* Provided material
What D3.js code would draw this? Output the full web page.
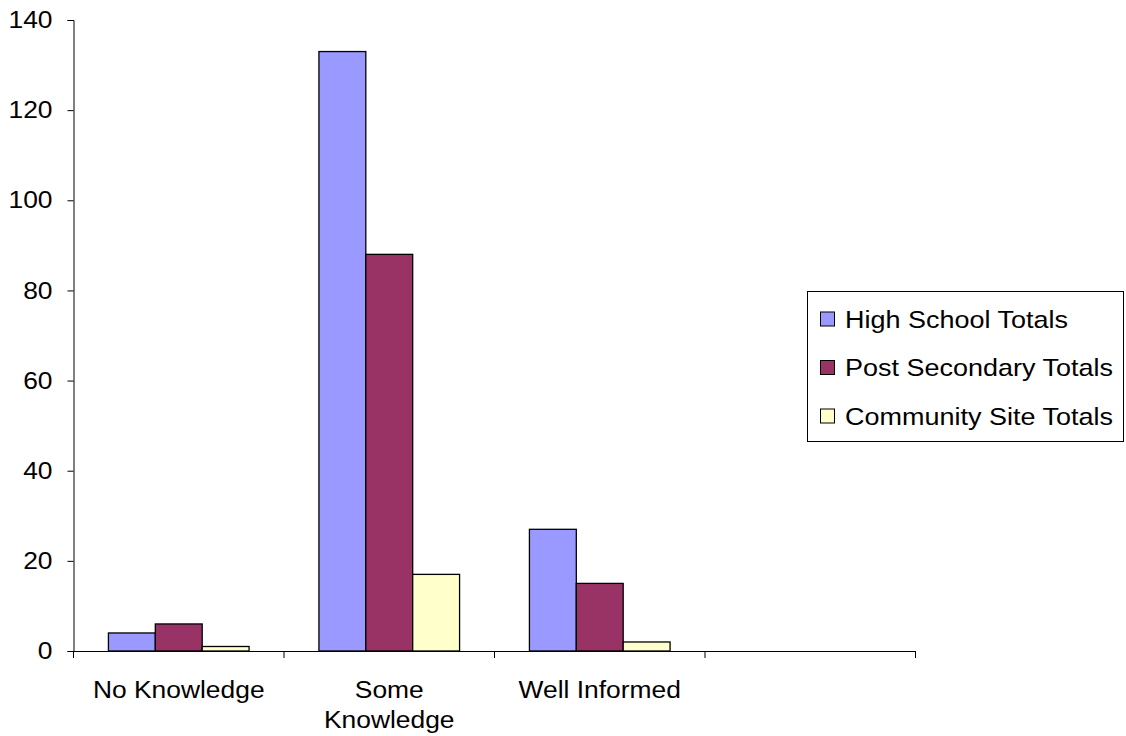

==

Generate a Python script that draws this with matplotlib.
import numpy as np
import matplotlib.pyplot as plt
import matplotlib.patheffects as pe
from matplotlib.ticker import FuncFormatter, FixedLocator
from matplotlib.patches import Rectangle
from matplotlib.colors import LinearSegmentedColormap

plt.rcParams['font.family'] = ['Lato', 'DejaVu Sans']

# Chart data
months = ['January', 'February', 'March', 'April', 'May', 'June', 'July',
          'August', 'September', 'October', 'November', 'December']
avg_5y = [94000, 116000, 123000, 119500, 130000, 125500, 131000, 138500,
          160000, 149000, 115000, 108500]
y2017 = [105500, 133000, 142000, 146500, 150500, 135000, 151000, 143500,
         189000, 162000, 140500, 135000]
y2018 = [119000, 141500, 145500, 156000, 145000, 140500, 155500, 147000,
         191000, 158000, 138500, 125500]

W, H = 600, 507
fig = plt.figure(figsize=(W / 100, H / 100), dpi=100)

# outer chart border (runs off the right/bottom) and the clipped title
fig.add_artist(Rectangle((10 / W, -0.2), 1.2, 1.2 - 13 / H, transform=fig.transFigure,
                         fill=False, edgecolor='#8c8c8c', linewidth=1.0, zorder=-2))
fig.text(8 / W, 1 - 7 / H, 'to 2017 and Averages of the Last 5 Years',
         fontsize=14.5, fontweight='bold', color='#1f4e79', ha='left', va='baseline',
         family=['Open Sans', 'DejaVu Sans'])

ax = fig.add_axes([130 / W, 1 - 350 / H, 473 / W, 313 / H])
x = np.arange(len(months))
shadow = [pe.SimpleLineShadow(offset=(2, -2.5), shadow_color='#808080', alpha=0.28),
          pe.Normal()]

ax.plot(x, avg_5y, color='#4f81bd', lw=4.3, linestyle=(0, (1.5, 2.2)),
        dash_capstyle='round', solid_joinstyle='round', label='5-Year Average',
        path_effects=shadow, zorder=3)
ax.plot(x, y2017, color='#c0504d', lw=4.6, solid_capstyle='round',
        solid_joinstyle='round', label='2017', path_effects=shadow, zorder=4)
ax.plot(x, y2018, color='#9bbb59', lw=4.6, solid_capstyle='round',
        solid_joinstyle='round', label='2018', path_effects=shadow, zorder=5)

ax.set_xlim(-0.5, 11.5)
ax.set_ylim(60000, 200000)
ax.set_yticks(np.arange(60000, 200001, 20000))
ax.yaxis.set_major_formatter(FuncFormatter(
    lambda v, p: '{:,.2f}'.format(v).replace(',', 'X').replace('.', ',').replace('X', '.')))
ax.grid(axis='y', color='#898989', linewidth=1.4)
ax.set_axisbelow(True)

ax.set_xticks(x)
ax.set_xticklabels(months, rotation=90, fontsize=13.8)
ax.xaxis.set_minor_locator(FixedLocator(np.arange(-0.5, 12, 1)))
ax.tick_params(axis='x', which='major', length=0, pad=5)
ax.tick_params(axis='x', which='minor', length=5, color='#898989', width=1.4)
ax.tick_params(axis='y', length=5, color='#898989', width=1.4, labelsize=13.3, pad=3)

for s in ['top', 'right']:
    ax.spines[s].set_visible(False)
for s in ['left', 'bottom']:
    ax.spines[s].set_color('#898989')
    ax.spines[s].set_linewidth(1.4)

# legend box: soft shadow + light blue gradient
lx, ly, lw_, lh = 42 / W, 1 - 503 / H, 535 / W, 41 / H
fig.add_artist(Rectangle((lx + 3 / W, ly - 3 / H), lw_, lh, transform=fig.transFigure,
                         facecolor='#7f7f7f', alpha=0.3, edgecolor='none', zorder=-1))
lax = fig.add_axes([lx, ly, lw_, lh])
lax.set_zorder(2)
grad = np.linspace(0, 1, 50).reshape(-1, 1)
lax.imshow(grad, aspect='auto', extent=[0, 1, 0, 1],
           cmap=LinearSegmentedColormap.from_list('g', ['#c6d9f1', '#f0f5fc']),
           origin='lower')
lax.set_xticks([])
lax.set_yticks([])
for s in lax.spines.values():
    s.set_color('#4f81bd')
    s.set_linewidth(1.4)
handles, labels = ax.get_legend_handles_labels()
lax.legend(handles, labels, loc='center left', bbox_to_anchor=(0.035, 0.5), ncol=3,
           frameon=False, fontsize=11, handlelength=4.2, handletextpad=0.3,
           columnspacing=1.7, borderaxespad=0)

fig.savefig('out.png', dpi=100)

* What to do
Pull every line holding "this" out of the records.

* Exercise solution
What D3.js code would draw this? Output the full web page.
Generate a Python script that draws this with matplotlib.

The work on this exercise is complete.